Correlation Isn't Causation
Okay, then, what does demonstrate causality if it's not observing similar results time and time again? If you repeat a cause, and observe the same effect, especially if you can change details and predict how the results will change, you have a pretty ironclad case for causation. The laboratory sciences use this approach as the conclusive proof of theories. The problem arises when we look at one of a kind situations or events in the past and try to use data to figure out why things happened as they did. In those cases we can't reproduce all the potential causative factors at will.
Now a plot of my age against the price of gasoline shows a pretty linear trend, so either my getting older is making gasoline more expensive, or gasoline getting more expensive causes me to age. Interestingly, the big drop in prices in late 2014 didn't make me any younger (sob). And there are tons of joke examples. A site on spurious correlations shows graphs of:
- US spending on science, space, and technology <---> Suicides by hanging, strangulation and suffocation
- Number people who drowned by falling into a swimming-pool <---> Number of films Nicolas Cage appeared in
- Per capita consumption of cheese (US) <---> Number of people who died by becoming tangled in their bedsheets
- Age of Miss America <---> Murders by steam, hot vapours and hot objects
- Per capita consumption of mozzarella cheese (US) <---> Civil engineering doctorates awarded (US)

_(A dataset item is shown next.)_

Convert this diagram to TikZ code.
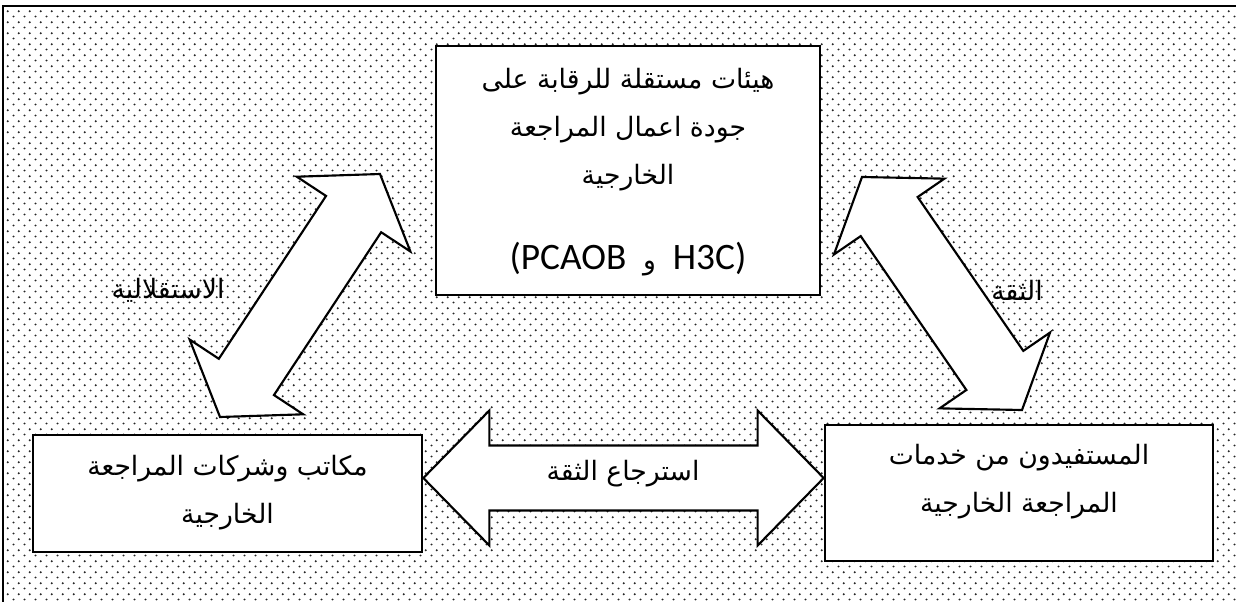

Listing stuff like this is like eating potato chips; it's hard to stop. The Nicolas Cage and Miss America examples are especially nice because there are a number of peaks and valleys in the graphs. But all these graphs have correlation coefficients near or above 0.9. If I produced a similar graph showing, say, incidence of spanking versus psychological problems in later life, any social science journal would accept it. (If I had a similar correlation between spanking and success in later life, I'd have a lot more trouble.)
In order to be at least plausible evidence for causation, there has to be a plausible causative link. Maybe people get so distraught at spending money on space that they hang themselves. Maybe some movie goers disliked Wicker Man or Con Air so much that they drowned themselves in their swimming pool. But I doubt it. On the other hand, I recently plotted up vote tallies, race and poverty in the Deep South and found that they had insanely high correlation coefficients. There's no doubt about the connection there. Poverty is concentrated among blacks, who overwhelmingly vote Democratic.
No, nobody cares if you don't like the implications. If someone plots usage of pot or pornography against some negative social outcome and finds a strong correlation, and suggests a causal link, that's evidence for causation. The fact that you may not want to believe it is irrelevant. And your acceptable counter-strategies boil down to:
- Discredit the data. Show that the data are wrong or cherry-picked.
- Discredit the correlation. Show that the correlation doesn't hold in other, similar settings, or if you broaden the time or space range.
- Discredit the causal mechanism.
And "Correlation doesn't prove causation" doesn't even apply to unique events. "I inoculated my kid, and she developed webbed feet and grew horns." That's not even correlation because there's nothing else to relate the event to. That's more like "Coincidence isn't causation."